Como seguidor de la serie Narcos —catalogada por Vargas Llosa como un “folletín decimonónico”, en el buen sentido— y de las andanzas del antihéroe Pablo Escobar Gaviria —en mis oídos resuenan sus “higüeputa”, “malparido”, “huevón”, “gonorrea”—, nunca pensé que me escandalizaría cualquier tipo de publicidad que pudiera hacerse de la serie. Me equivoqué. Una cosa es banalizar la violencia ante los espectadores que eligen verla y otra muy distinta es hacer apología de la blanca sustancia, como la Navidad, según reza el cartelazo colocado en la Puerta del Sol y, para más inri, encima del luminoso del Tío Pepe.
Que ya es guasa que ahora la gente venga a la Feria del Caballo confundida por el inoportuno reclamo, pensando que el fino más famoso del mundo y la cocaína casan bien en una juerga, digamos, flamenca. Lo bueno de todo esto es que el cartel de Netflix es temporal y el eslogan de Tío Pepe, de momento, eterno. Una imagen, la del narco más famoso y rico de todos los tiempos, que no puedo evitar asociar a la del caudillo recientemente fallecido, Fidel Castro. Conste que no estoy llamando mafioso al compañero de aventuras y desventuras del ‘Che’ Guevara —éste sí siguió el ejemplo de James Dean y murió joven para dejar un cadáver bonito—, sino más bien rememorando el aura romántica de la que revisten en la serie a Escobar, relacionado de hecho con los guerrilleros colombianos comunistas que se escondían en la selva —las FARC— y presentándose como un Robin Hood que robaba a los ricos para darle a los pobres, demagogo hasta la saciedad.

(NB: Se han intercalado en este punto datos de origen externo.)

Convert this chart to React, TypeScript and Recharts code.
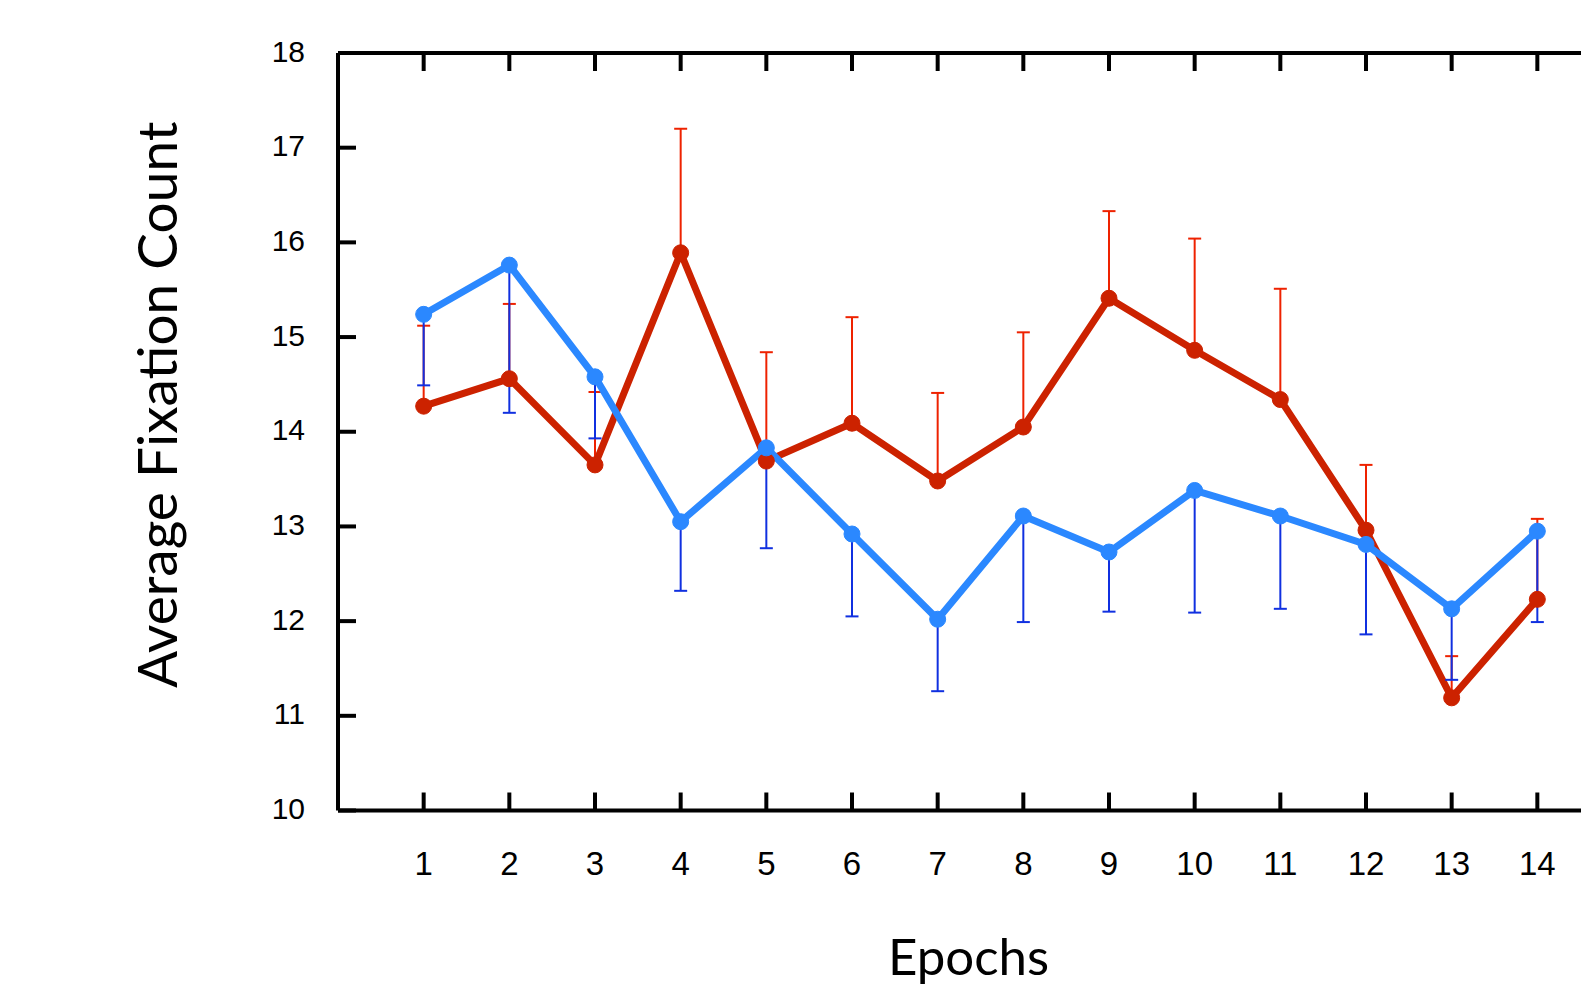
import React from "react";
import { LineChart, Line, XAxis, YAxis, ErrorBar } from "recharts";

const epochs = [1, 2, 3, 4, 5, 6, 7, 8, 9, 10, 11, 12, 13, 14];
const redMean = [14.27, 14.56, 13.65, 15.89, 13.69, 14.09, 13.48, 14.05, 15.41, 14.86, 14.34, 12.96, 11.19, 12.23];
const redUpper = [15.12, 15.35, 14.42, 17.2, 14.84, 15.21, 14.41, 15.05, 16.33, 16.04, 15.51, 13.65, 11.63, 13.08];
const blueMean = [15.24, 15.76, 14.58, 13.05, 13.83, 12.92, 12.02, 13.11, 12.73, 13.38, 13.11, 12.81, 12.13, 12.95];
const blueLower = [14.49, 14.2, 13.93, 12.32, 12.77, 12.05, 11.26, 11.99, 12.1, 12.09, 12.13, 11.86, 11.38, 11.99];
const xTicks = [1, 2, 3, 4, 5, 6, 7, 8, 9, 10, 11, 12, 13, 14];
const yTicks = [10, 11, 12, 13, 14, 15, 16, 17, 18];

const data = epochs.map((e, i) => ({
  epoch: e,
  red: redMean[i],
  redErr: [0, +(redUpper[i] - redMean[i]).toFixed(3)],
  blue: blueMean[i],
  blueErr: [+(blueMean[i] - blueLower[i]).toFixed(3), 0],
}));

const RED_LINE = "#cc2200";
const RED_ERR = "#ee2200";
const BLUE_LINE = "#2b88ff";
const BLUE_ERR = "#1030e0";
const TICK_LEN = 18;
const AXIS_W = 4;
const TICK_FONT = "'Liberation Sans', Arial, Helvetica, sans-serif";
const TITLE_FONT = "Lato, 'Open Sans', sans-serif";

const BottomTick = (props: any) => {
  const { x, y, payload } = props;
  return (
    <g>
      <line x1={x} y1={y} x2={x} y2={y - TICK_LEN} stroke="#000" strokeWidth={AXIS_W} />
      <text x={x} y={y + 53} textAnchor="middle" dominantBaseline="central" fontSize={33} fontFamily={TICK_FONT} fill="#000">
        {payload.value}
      </text>
    </g>
  );
};

const TopTick = (props: any) => {
  const { x, y } = props;
  return <line x1={x} y1={y} x2={x} y2={y + TICK_LEN} stroke="#000" strokeWidth={AXIS_W} />;
};

const LeftTick = (props: any) => {
  const { x, y, payload } = props;
  return (
    <g>
      <line x1={x} y1={y} x2={x + TICK_LEN} y2={y} stroke="#000" strokeWidth={AXIS_W} />
      <text x={x - 33} y={y - 2} textAnchor="end" dominantBaseline="central" fontSize={30} fontFamily={TICK_FONT} fill="#000">
        {payload.value}
      </text>
    </g>
  );
};

const XTitle = (props: any) => {
  const vb = props.viewBox;
  return (
    <text x={vb.x + vb.width / 2 - 12} y={975} textAnchor="middle" fontSize={51} fontFamily={TITLE_FONT} fill="#000">
      Epochs
    </text>
  );
};

const YTitle = (props: any) => {
  const vb = props.viewBox;
  const cx = 177;
  const cy = vb.y + vb.height / 2 - 27;
  return (
    <text x={cx} y={cy} transform={`rotate(-90, ${cx}, ${cy})`} textAnchor="middle" fontSize={55} fontFamily={TITLE_FONT} fill="#000">
      Average Fixation Count
    </text>
  );
};

export default function App() {
  return (
    <div style={{ position: "fixed", left: 0, top: 0, width: 1581, height: 985, overflow: "hidden", background: "#fff" }}>
      <LineChart width={1643} height={985} data={data} margin={{ top: 23, right: 20, left: 0, bottom: 0 }}>
        <XAxis
          xAxisId="bottom"
          dataKey="epoch"
          type="number"
          domain={[0, 15]}
          ticks={xTicks}
          orientation="bottom"
          height={174.5}
          tickSize={0}
          tickMargin={0}
          tickLine={false}
          axisLine={{ stroke: "#000", strokeWidth: AXIS_W }}
          tick={<BottomTick />}
          interval={0}
          allowDataOverflow
          label={<XTitle />}
        />
        <XAxis
          xAxisId="top"
          dataKey="epoch"
          type="number"
          domain={[0, 15]}
          ticks={xTicks}
          orientation="top"
          height={30}
          tickSize={0}
          tickMargin={0}
          tickLine={false}
          axisLine={{ stroke: "#000", strokeWidth: AXIS_W }}
          tick={<TopTick />}
          interval={0}
        />
        <YAxis
          type="number"
          domain={[10, 18]}
          ticks={yTicks}
          width={338}
          tickSize={0}
          tickMargin={0}
          tickLine={false}
          axisLine={{ stroke: "#000", strokeWidth: AXIS_W }}
          tick={<LeftTick />}
          interval={0}
          label={<YTitle />}
        />
        <Line
          xAxisId="bottom"
          dataKey="red"
          stroke={RED_LINE}
          strokeWidth={7}
          dot={{ r: 8, fill: RED_LINE, stroke: RED_LINE, strokeWidth: 1 }}
          activeDot={false}
          isAnimationActive={false}
        >
          <ErrorBar dataKey="redErr" direction="y" width={6.5} stroke={RED_ERR} strokeWidth={2} isAnimationActive={false} />
        </Line>
        <Line
          xAxisId="bottom"
          dataKey="blue"
          stroke={BLUE_LINE}
          strokeWidth={7}
          dot={{ r: 8, fill: BLUE_LINE, stroke: BLUE_LINE, strokeWidth: 1 }}
          activeDot={false}
          isAnimationActive={false}
        >
          <ErrorBar dataKey="blueErr" direction="y" width={6.5} stroke={BLUE_ERR} strokeWidth={2} isAnimationActive={false} />
        </Line>
      </LineChart>
    </div>
  );
}
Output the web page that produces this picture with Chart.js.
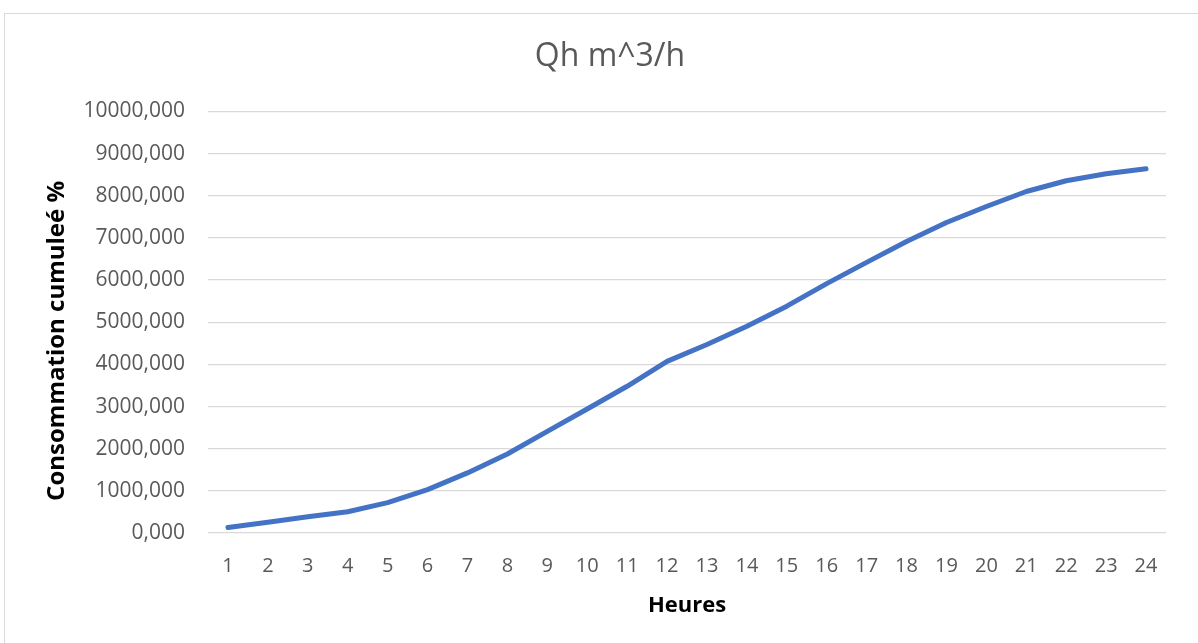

Afortunadamente, en la serie queda claro quiénes son los buenos y quiénes los malos, aunque como en todos los relatos complejos no todo sea blanco y negro y se nos muestre a toda una galería de personajes —desde el torturado presidente de Colombia hasta ‘El Patrón’, pasando por policías, agentes de la DEA y militares corruptos y otros, los menos, íntegros— con sus motivaciones y su lucha interior. Un conflicto que se ha cobrado miles de vidas y que no se puede ganar sin contar con el otro lado de la balanza: los consumidores. Por eso, y aun a riesgo de quedar catalogado entre los mojigatos a los que lo de “Oh, blanca Navidad” les suena a frivolización del consumo de cocaína, creo que ha sido una mala elección colocar ese cartel en la Puerta del Sol. Sobre todo debajo de nuestro símbolo más internacional, el luminoso de Tío Pepe.